The state government of New Jersey was under serious financial stress before they shutdown their economy. Now, with no tax revenue coming in, the state budget will probably crash without pension gutting. Investor reports are sending out the warnings on them as well.
A Wall Street rating agency is warily eyeing how New Jersey might fare during the COVID-19 economic recession and be able to keep up with its massive pension costs, if at all.
That, in turn, caused S&P Global to drop the state’s credit outlook from A stable to A negative. “There is a significant possibility New Jersey will reduce annual pension contributions or delay the scheduled contribution increases because of the current recession,” reads the S&P report.
Pension contributions in the fourth quarter of the current state budget, which runs through June 30, may be a “tempting target” for payment delays, S&P said.
That comes after the state saw its first credit downgrade since 2017, a drop by Fitch from A to A minus on April 21, over concerns about the state’s ability to ride out an economic slowdown and loss of its tax revenue. Moody’s meanwhile dropped the state’s credit outlook of A3 from stable to negative.
The COVID-19 response triggered a domino effect in New Jersey and across the country.
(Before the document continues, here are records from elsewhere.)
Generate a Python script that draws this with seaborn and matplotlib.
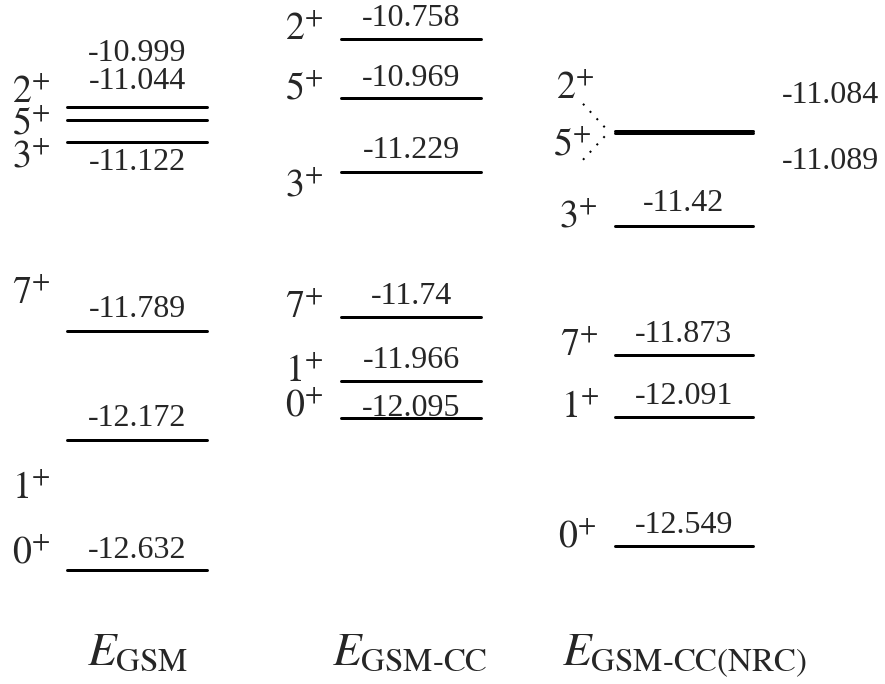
import matplotlib
matplotlib.use("Agg")
import matplotlib.pyplot as plt
import seaborn as sns
import pandas as pd

# ---- level energies (MeV) for the three calculations ----
spins = ["2", "5", "3", "7", "1", "0"]
e_gsm = [-10.999, -11.044, -11.122, -11.789, -12.172, -12.632]
e_gsm_cc = [-10.758, -10.969, -11.229, -11.74, -11.966, -12.095]
e_gsm_cc_nrc = [-11.084, -11.089, -11.42, -11.873, -12.091, -12.549]
columns = [r"$E_{\mathrm{GSM}}$", r"$E_{\mathrm{GSM\text{-}CC}}$", r"$E_{\mathrm{GSM\text{-}CC(NRC)}}$"]

# ---- layout (pixels; dpi=72 so 1 px == 1 pt) ----
W, H = 885, 684
col_x = [(67, 207), (341, 481), (615, 753)]
spin_x = [12, 285, 558]
# vertical offsets (px, up positive) of value-label baselines from their level
value_dy = [[46, 31, -28, 14, 14, 12],
            [13, 12, 14, 13, 13, 2],
            [28, -36, 15, 13, 13, 13]]
# spin-label baselines relative to their level
spin_dy = [[5, -14, -25, 28, -58, 7],
           [0, 0, -23, 0, 0, 2],
           [33, -22, 0, 0, 0, 0]]
spin_xshift = [[0, 0, 0, 0, 0, 0],
               [0, 0, 0, 0, 0, 0],
               [-2, -5, 1, 2, 3, 0]]
title_x = [87, 332, 562]

sns.set_theme(style="white")
plt.rcParams["font.family"] = ["Liberation Serif", "DejaVu Serif"]
plt.rcParams["mathtext.fontset"] = "stix"

fig = plt.figure(figsize=(W / 72, H / 72), dpi=72)
ax = fig.add_axes([0, 0, 1, 1])

# energy <-> pixel mapping: level -10.999 sits at pixel row 107, 283.5 px per MeV
ppm = 283.5
ytop = -10.999 + 107 / ppm
ybot = -10.999 - (H - 107) / ppm
ax.set_xlim(0, W)
ax.set_ylim(ybot, ytop)
ax.axis("off")

energies = [e_gsm, e_gsm_cc, e_gsm_cc_nrc]
rows = []
for c, (levels, (x0, x1)) in enumerate(zip(energies, col_x)):
    for i, e in enumerate(levels):
        rows.append({"x": x0, "E": e, "level": f"{c}-{i}"})
        rows.append({"x": x1, "E": e, "level": f"{c}-{i}"})
df = pd.DataFrame(rows)

sns.lineplot(data=df, x="x", y="E", units="level", estimator=None,
             color="black", lw=3, ax=ax, legend=False)

fs_val = 32
fs_spin = 38
for c, levels in enumerate(energies):
    x0, x1 = col_x[c]
    for i, e in enumerate(levels):
        # value label
        if c == 2 and i < 2:
            ax.annotate(f"{e:g}", (782, e), xytext=(0, value_dy[c][i]),
                        textcoords="offset points", ha="left", va="baseline",
                        fontsize=fs_val)
        else:
            ax.annotate(f"{e:g}", ((x0 + x1) / 2, e), xytext=(0, value_dy[c][i]),
                        textcoords="offset points", ha="center", va="baseline",
                        fontsize=fs_val)
        # spin-parity label
        ax.annotate(rf"${spins[i]}^{{+}}$", (spin_x[c] + spin_xshift[c][i], e),
                    xytext=(0, spin_dy[c][i]), textcoords="offset points",
                    ha="left", va="baseline", fontsize=fs_spin)

# dotted connectors from the 2+ / 5+ labels to the merged NRC level
e_mid = (e_gsm_cc_nrc[0] + e_gsm_cc_nrc[1]) / 2
ax.plot([583, 608], [e_mid + 28 / ppm, e_mid + 1 / ppm], color="black",
        ls=(0, (1, 4)), lw=2)
ax.plot([583, 608], [e_mid - 28 / ppm, e_mid - 1 / ppm], color="black",
        ls=(0, (1, 4)), lw=2)

# column titles
e_title = -10.999 - (665 - 107) / ppm
for c, t in enumerate(columns):
    ax.text(title_x[c], e_title, t, ha="left", va="baseline", fontsize=47)

fig.savefig("out.png", dpi=72)
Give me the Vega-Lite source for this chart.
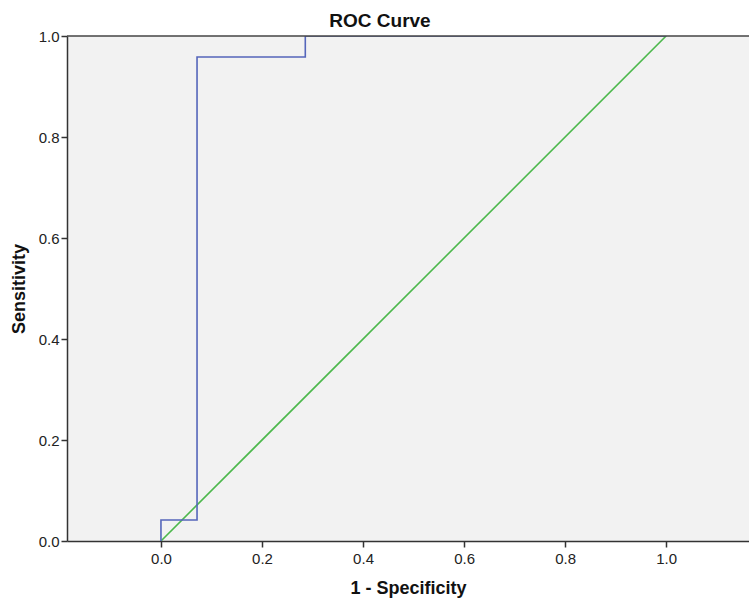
{
  "$schema": "https://vega.github.io/schema/vega-lite/v6.json",
  "width": 682,
  "height": 505,
  "autosize": {"type": "none"},
  "padding": {"left": 67, "top": 36, "right": 0, "bottom": 58},
  "background": "white",
  "title": {"text": "ROC Curve", "fontSize": 19, "fontWeight": "bold", "font": "Liberation Sans", "color": "#111", "anchor": "middle", "dx": -28, "offset": -2},
  "config": {
    "view": {"fill": "#f2f2f2", "stroke": null},
    "axis": {"grid": false, "domainColor": "#333", "domainWidth": 1.5, "tickColor": "#333", "tickWidth": 1.5, "tickSize": 6, "labelFont": "Liberation Sans", "labelFontSize": 15, "labelColor": "#222", "titleFont": "Liberation Sans", "titleFontSize": 18, "titleFontWeight": "bold", "titleColor": "#111"}
  },
  "datasets": {
    "roc": [
      {"fpr": 0.0, "tpr": 0.0, "order": 0},
      {"fpr": 0.0, "tpr": 0.0417, "order": 1},
      {"fpr": 0.0714, "tpr": 0.0417, "order": 2},
      {"fpr": 0.0714, "tpr": 0.9583, "order": 3},
      {"fpr": 0.2857, "tpr": 0.9583, "order": 4},
      {"fpr": 0.2857, "tpr": 1.0, "order": 5},
      {"fpr": 1.0, "tpr": 1.0, "order": 6}
    ],
    "ref": [
      {"fpr": 0.0, "tpr": 0.0, "order": 0},
      {"fpr": 1.0, "tpr": 1.0, "order": 1}
    ]
  },
  "layer": [
    {
      "data": {"name": "ref"},
      "mark": {"type": "line", "color": "#4cb84c", "strokeWidth": 1.6, "clip": true},
      "encoding": {
        "x": {"field": "fpr", "type": "quantitative", "scale": {"domain": [-0.186, 1.164], "nice": false, "zero": false},
          "axis": {"title": "1 - Specificity", "values": [0, 0.2, 0.4, 0.6, 0.8, 1.0], "format": ".1f", "labelPadding": 4, "titlePadding": 13}},
        "y": {"field": "tpr", "type": "quantitative", "scale": {"domain": [0, 1], "nice": false},
          "axis": {"title": "Sensitivity", "values": [0, 0.2, 0.4, 0.6, 0.8, 1.0], "format": ".1f", "labelPadding": 2, "titlePadding": 10}},
        "order": {"field": "order", "type": "quantitative"}
      }
    },
    {
      "data": {"name": "roc"},
      "mark": {"type": "line", "color": "#5566bb", "strokeWidth": 1.6, "clip": true},
      "encoding": {
        "x": {"field": "fpr", "type": "quantitative"},
        "y": {"field": "tpr", "type": "quantitative"},
        "order": {"field": "order", "type": "quantitative"}
      }
    },
    {
      "data": {"values": [{"y": 1}]},
      "mark": {"type": "rule", "color": "#444", "strokeWidth": 1.5},
      "encoding": {"y": {"field": "y", "type": "quantitative"}}
    }
  ]
}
Governors put their states in virtual lockdown to prevent the spread of the virus—a tactic that is working, but could stay in place for many more weeks.
The mass business closures and bans on non-essential travel have ground commerce to a halt, destroying the types of revenue that states rely on – for New Jersey the sales, gas, income, corporate business, casino and lottery sales taxes.
S&P indicated it was worried about whether New Jersey could make its full pension and retirement health care benefits payments, because of sluggish tax revenues and how the state budget might fare come an Aug. 25 reintroduction and extended Sept. 30 deadline.